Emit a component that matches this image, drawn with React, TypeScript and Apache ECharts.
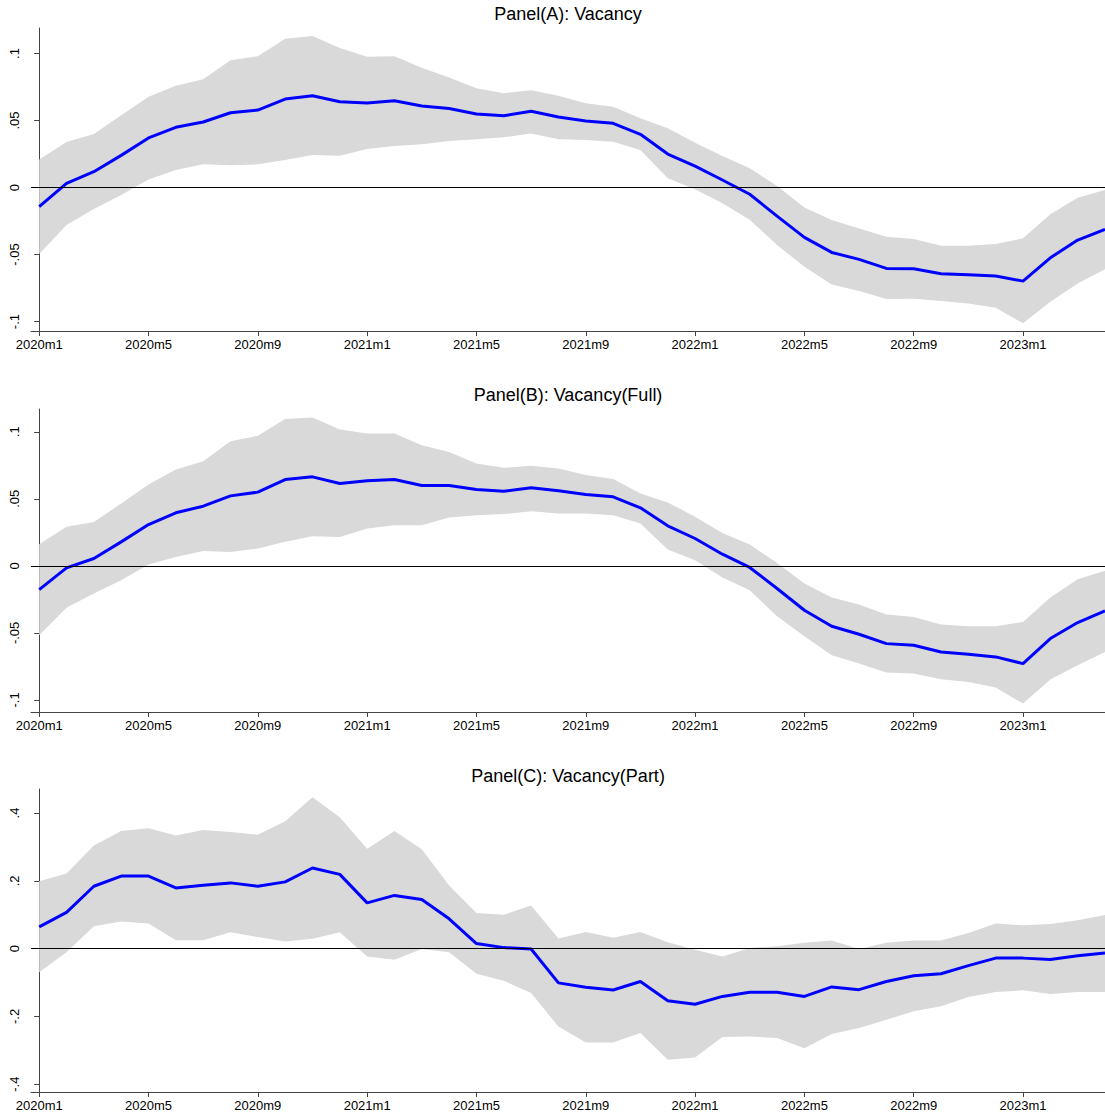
import React, { useEffect, useRef } from "react";
import * as echarts from "echarts";

const months = [
  "2020m1","2020m2","2020m3","2020m4","2020m5","2020m6","2020m7","2020m8","2020m9","2020m10","2020m11","2020m12",
  "2021m1","2021m2","2021m3","2021m4","2021m5","2021m6","2021m7","2021m8","2021m9","2021m10","2021m11","2021m12",
  "2022m1","2022m2","2022m3","2022m4","2022m5","2022m6","2022m7","2022m8","2022m9","2022m10","2022m11","2022m12",
  "2023m1","2023m2","2023m3","2023m4",
];
const xTickIdx = [0, 4, 8, 12, 16, 20, 24, 28, 32, 36];

const ticksAB = [-0.1, -0.05, 0, 0.05, 0.1];
const labelsAB = ["-.1", "-.05", "0", ".05", ".1"];
const ticksC = [-0.4, -0.2, 0, 0.2, 0.4];
const labelsC = ["-.4", "-.2", "0", ".2", ".4"];

const estA = [-0.0143, 0.0031, 0.0118, 0.024, 0.037, 0.0449, 0.0489, 0.0558, 0.0578, 0.066, 0.0685, 0.064, 0.063, 0.0648, 0.0608, 0.059, 0.0549, 0.0536, 0.0569, 0.0526, 0.0496, 0.0479, 0.0397, 0.025, 0.016, 0.0056, -0.005, -0.0213, -0.0372, -0.0484, -0.0536, -0.0603, -0.0606, -0.0643, -0.065, -0.066, -0.0698, -0.0524, -0.0392, -0.0312];
const hiA = [0.021, 0.034, 0.04, 0.054, 0.0678, 0.076, 0.0807, 0.095, 0.098, 0.111, 0.113, 0.104, 0.0976, 0.098, 0.0894, 0.082, 0.074, 0.0703, 0.0725, 0.0685, 0.0628, 0.0603, 0.0516, 0.0442, 0.0334, 0.0235, 0.0143, 0.0011, -0.0148, -0.0243, -0.0305, -0.0367, -0.0384, -0.0434, -0.0434, -0.0422, -0.0379, -0.02, -0.0076, -0.0019];
const loA = [-0.0496, -0.028, -0.016, -0.0056, 0.006, 0.013, 0.0173, 0.0166, 0.0173, 0.0205, 0.0243, 0.0237, 0.0287, 0.031, 0.0322, 0.0347, 0.036, 0.0375, 0.0404, 0.036, 0.0354, 0.0342, 0.028, 0.0069, -0.0013, -0.0118, -0.024, -0.0429, -0.0591, -0.0723, -0.0772, -0.0832, -0.083, -0.0847, -0.0864, -0.0897, -0.1013, -0.0852, -0.0715, -0.061];

const estB = [-0.0177, -0.0015, 0.0055, 0.0179, 0.0308, 0.0396, 0.0445, 0.0522, 0.055, 0.0644, 0.0664, 0.0614, 0.0634, 0.0644, 0.06, 0.06, 0.057, 0.0557, 0.0582, 0.056, 0.0532, 0.0515, 0.0433, 0.0299, 0.0204, 0.0087, -0.0012, -0.0169, -0.0331, -0.045, -0.051, -0.058, -0.0592, -0.0642, -0.0659, -0.0679, -0.0729, -0.0542, -0.0423, -0.0336];
const hiB = [0.0162, 0.0291, 0.0328, 0.0465, 0.0607, 0.0719, 0.0781, 0.093, 0.097, 0.1095, 0.1107, 0.1017, 0.0988, 0.0988, 0.09, 0.085, 0.0764, 0.0731, 0.0746, 0.0726, 0.0677, 0.0647, 0.054, 0.0473, 0.0366, 0.0246, 0.0159, 0.0022, -0.0132, -0.0236, -0.0289, -0.0363, -0.0381, -0.0438, -0.045, -0.045, -0.0418, -0.0236, -0.01, -0.0037];
const loB = [-0.0517, -0.0313, -0.0206, -0.0107, 0.001, 0.0067, 0.011, 0.0104, 0.0129, 0.0179, 0.0221, 0.0216, 0.0279, 0.0303, 0.0303, 0.0361, 0.0378, 0.0386, 0.0408, 0.039, 0.039, 0.0378, 0.0316, 0.0122, 0.0042, -0.0087, -0.0182, -0.0376, -0.0525, -0.0667, -0.0729, -0.0796, -0.0803, -0.0846, -0.0866, -0.0908, -0.1027, -0.0848, -0.0741, -0.0642];

const estC = [0.064, 0.107, 0.184, 0.214, 0.214, 0.179, 0.187, 0.194, 0.184, 0.197, 0.238, 0.219, 0.135, 0.157, 0.145, 0.088, 0.015, 0.003, -0.001, -0.101, -0.114, -0.122, -0.097, -0.154, -0.164, -0.141, -0.129, -0.129, -0.141, -0.113, -0.121, -0.097, -0.08, -0.074, -0.05, -0.028, -0.028, -0.032, -0.021, -0.013];
const hiC = [0.199, 0.222, 0.304, 0.347, 0.355, 0.334, 0.35, 0.344, 0.336, 0.376, 0.447, 0.388, 0.295, 0.347, 0.293, 0.186, 0.105, 0.1, 0.127, 0.03, 0.049, 0.032, 0.049, 0.019, -0.003, -0.023, 0.002, 0.007, 0.017, 0.024, -0.001, 0.017, 0.024, 0.024, 0.046, 0.074, 0.069, 0.073, 0.084, 0.099];
const loC = [-0.07, -0.011, 0.066, 0.08, 0.074, 0.025, 0.025, 0.048, 0.034, 0.021, 0.029, 0.048, -0.023, -0.033, -0.001, -0.011, -0.074, -0.095, -0.131, -0.23, -0.277, -0.277, -0.249, -0.328, -0.321, -0.261, -0.259, -0.264, -0.294, -0.252, -0.234, -0.21, -0.185, -0.17, -0.143, -0.128, -0.123, -0.134, -0.128, -0.128];

const FONT = "'Liberation Sans', Arial, Helvetica, sans-serif";

const panels = [
  { title: "Panel(A): Vacancy", est: estA, hi: hiA, lo: loA, ticks: ticksAB, labels: labelsAB, ymin: -0.107, ymax: 0.119, top: 28, titleTop: 5 },
  { title: "Panel(B): Vacancy(Full)", est: estB, hi: hiB, lo: loB, ticks: ticksAB, labels: labelsAB, ymin: -0.109, ymax: 0.117, top: 409, titleTop: 386 },
  { title: "Panel(C): Vacancy(Part)", est: estC, hi: hiC, lo: loC, ticks: ticksC, labels: labelsC, ymin: -0.423, ymax: 0.471, top: 789, titleTop: 767 },
];

export default function App() {
  const ref = useRef<HTMLDivElement>(null);
  useEffect(() => {
    if (!ref.current) return;
    const chart = echarts.init(ref.current, null, { renderer: "svg" });
    const grids: any[] = [];
    const xAxes: any[] = [];
    const yAxes: any[] = [];
    const titles: any[] = [];
    const series: any[] = [];
    panels.forEach((p, k) => {
      grids.push({ left: 31, right: 0, top: p.top, height: 303, containLabel: false });
      titles.push({
        text: p.title, left: 568, top: p.titleTop, textAlign: "center", padding: 0,
        textStyle: { fontSize: 18, fontWeight: "normal", color: "#000", fontFamily: FONT },
      });
      xAxes.push({
        type: "value", gridIndex: k, min: -0.3, max: 39,
        splitLine: { show: false },
        axisLine: { show: true, onZero: false, lineStyle: { color: "#444", width: 1 } },
        axisTick: { show: true, customValues: xTickIdx, length: 5, lineStyle: { color: "#444" } },
        axisLabel: {
          customValues: xTickIdx, margin: 7, fontSize: 13, color: "#000", fontFamily: FONT,
          formatter: (v: number) => months[Math.round(v)] ?? "",
        },
      });
      yAxes.push({
        type: "value", gridIndex: k, min: p.ymin, max: p.ymax,
        splitLine: { show: false },
        axisLine: { show: true, lineStyle: { color: "#444", width: 1 } },
        axisTick: { show: true, customValues: p.ticks, length: 5, lineStyle: { color: "#444" } },
        axisLabel: {
          customValues: p.ticks, rotate: 90, margin: 10, fontSize: 13, color: "#000", fontFamily: FONT,
          formatter: (v: number) => {
            const i = p.ticks.findIndex((t) => Math.abs(t - v) < 1e-9);
            return i >= 0 ? p.labels[i] : "";
          },
        },
      });
      const bandData = p.lo.map((v, i) => [i, v, p.hi[i]]);
      series.push({
        type: "custom", xAxisIndex: k, yAxisIndex: k, silent: true, z: 1, clip: true,
        data: bandData,
        encode: { x: 0, y: [1, 2] },
        renderItem: (params: any, api: any) => {
          if (params.dataIndex !== 0) return null;
          const upper = bandData.map((d) => api.coord([d[0], d[2]]));
          const lower = bandData.map((d) => api.coord([d[0], d[1]])).reverse();
          return {
            type: "polygon",
            shape: { points: upper.concat(lower) },
            style: { fill: "#d9d9d9", stroke: "none" },
          };
        },
      });
      series.push({
        type: "line", xAxisIndex: k, yAxisIndex: k,
        data: p.est.map((v, i) => [i, v]), symbol: "none", silent: true,
        lineStyle: { color: "#0000ff", width: 3 }, z: 3,
        markLine: {
          silent: true, symbol: "none", label: { show: false },
          lineStyle: { color: "#000", width: 1, type: "solid" },
          data: [{ yAxis: 0 }],
        },
      });
    });
    chart.setOption({
      animation: false,
      backgroundColor: "#fff",
      title: titles,
      grid: grids,
      xAxis: xAxes,
      yAxis: yAxes,
      series,
    });
    return () => chart.dispose();
  }, []);
  return (
    <div
      ref={ref}
      style={{ position: "absolute", left: 0, top: 0, width: 1105, height: 1116 }}
    />
  );
}
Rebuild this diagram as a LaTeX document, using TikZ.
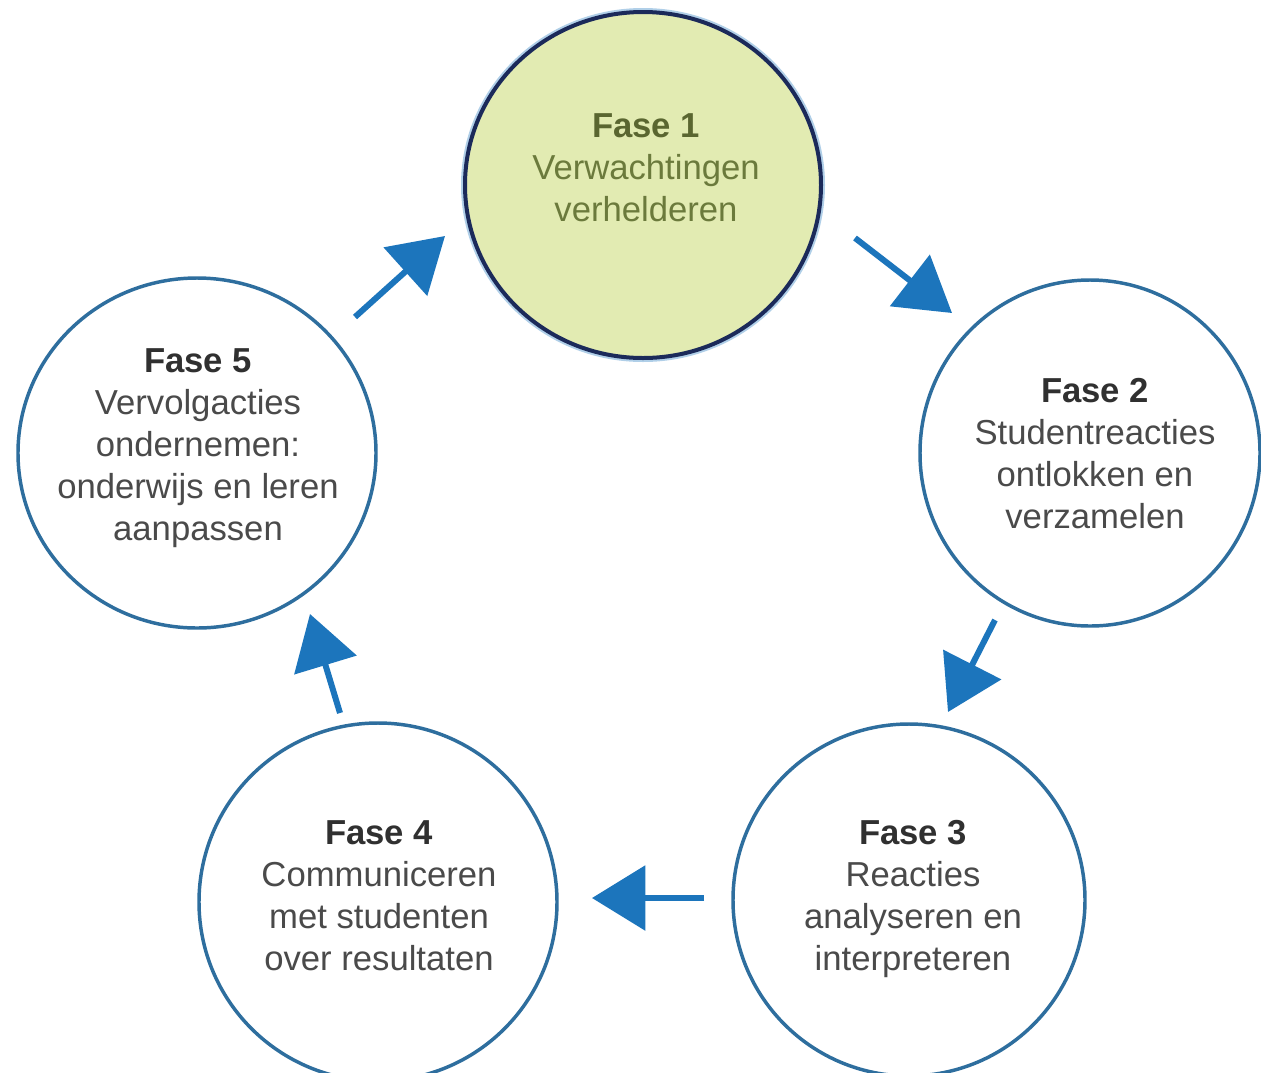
\documentclass[tikz,border=0pt]{standalone}
\usepackage{fontspec}
\setmainfont{Liberation Sans}
\usetikzlibrary{arrows.meta,shapes.geometric}
\definecolor{arrowblue}{HTML}{1C75BC}
\definecolor{ringblue}{HTML}{2E6E9E}
\definecolor{navy}{HTML}{1B2A5A}
\definecolor{paleg}{HTML}{E2EBB2}
\definecolor{olivetxt}{HTML}{6B7A3C}
\definecolor{olivebold}{HTML}{5A6630}
\definecolor{txtgrey}{HTML}{4A4A4A}
\definecolor{boldgrey}{HTML}{303030}
\begin{document}
\begin{tikzpicture}[x=0.75pt,y=-0.75pt,
  phase/.style={ellipse, draw=ringblue, line width=2.6pt, inner sep=0pt, outer sep=0pt, fill=white},
  phasetext/.style={align=center, inner sep=0pt, anchor=north, text=txtgrey,
    font=\fontsize{26}{31.5}\selectfont},
  flow/.style={color=arrowblue, line width=4.5pt, -{Triangle[length=40pt,width=48pt]}}
]
\clip (0,0) rectangle (1261,1072);
\fill[white] (0,0) rectangle (1261,1072);

% circles
\node[phase, draw=navy, line width=3pt, fill=paleg,
      preaction={draw=arrowblue!35, line width=6pt},
      minimum width=267pt, minimum height=259.5pt] (c1) at (643,185) {};
\node[phase, minimum width=255pt, minimum height=259.5pt] (c2) at (1090,453) {};
\node[phase, minimum width=264pt, minimum height=264pt] (c3) at (909,900) {};
\node[phase, minimum width=268.5pt, minimum height=268.5pt] (c4) at (378,902) {};
\node[phase, minimum width=268.5pt, minimum height=262.5pt] (c5) at (197,453) {};

% texts
\node[phasetext, text=olivetxt] (t1) at (646,113)
  {{\bfseries\color{olivebold}Fase 1}\\Verwachtingen\\verhelderen};
\node[phasetext] (t2) at (1095,378)
  {{\bfseries\color{boldgrey}Fase 2}\\Studentreacties\\ontlokken en\\verzamelen};
\node[phasetext] (t3) at (913,820)
  {{\bfseries\color{boldgrey}Fase 3}\\Reacties\\analyseren en\\interpreteren};
\node[phasetext] (t4) at (379,820)
  {{\bfseries\color{boldgrey}Fase 4}\\Communiceren\\met studenten\\over resultaten};
\node[phasetext] (t5) at (198,348)
  {{\bfseries\color{boldgrey}Fase 5}\\Vervolgacties\\ondernemen:\\onderwijs en leren\\aanpassen};

% arrow end points
\coordinate (a12s) at (855,238);
\coordinate (a12e) at (952,313);
\coordinate (a23s) at (995,620);
\coordinate (a23e) at (948,712);
\coordinate (a34s) at (704,898);
\coordinate (a34e) at (592,898);
\coordinate (a45s) at (340,713);
\coordinate (a45e) at (310,614);
\coordinate (a51s) at (355,317);
\coordinate (a51e) at (445,236);

\draw[flow] (a12s) -- (a12e);
\draw[flow] (a23s) -- (a23e);
\draw[flow] (a34s) -- (a34e);
\draw[flow] (a45s) -- (a45e);
\draw[flow] (a51s) -- (a51e);
\end{tikzpicture}
\end{document}
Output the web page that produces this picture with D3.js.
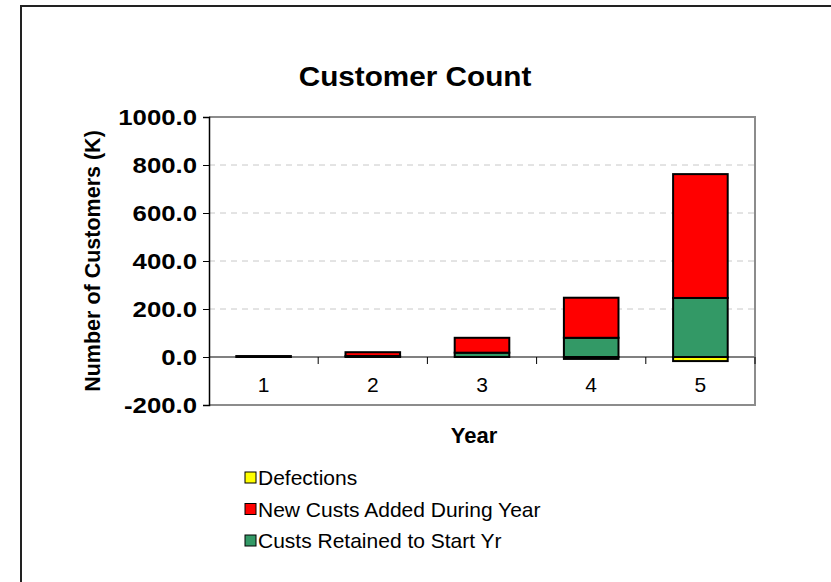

☆ ☆ ☆ ☆

▶ [What to do]
Print exactly the first line of the entries and every line after it through the one that contains "import * as", leaving the pictures out.

▶ [Answer to this exercise]
Emit a component that matches this image, drawn with React, TypeScript and Apache ECharts.
import React, { useEffect, useRef } from "react";
import * as echarts from "echarts";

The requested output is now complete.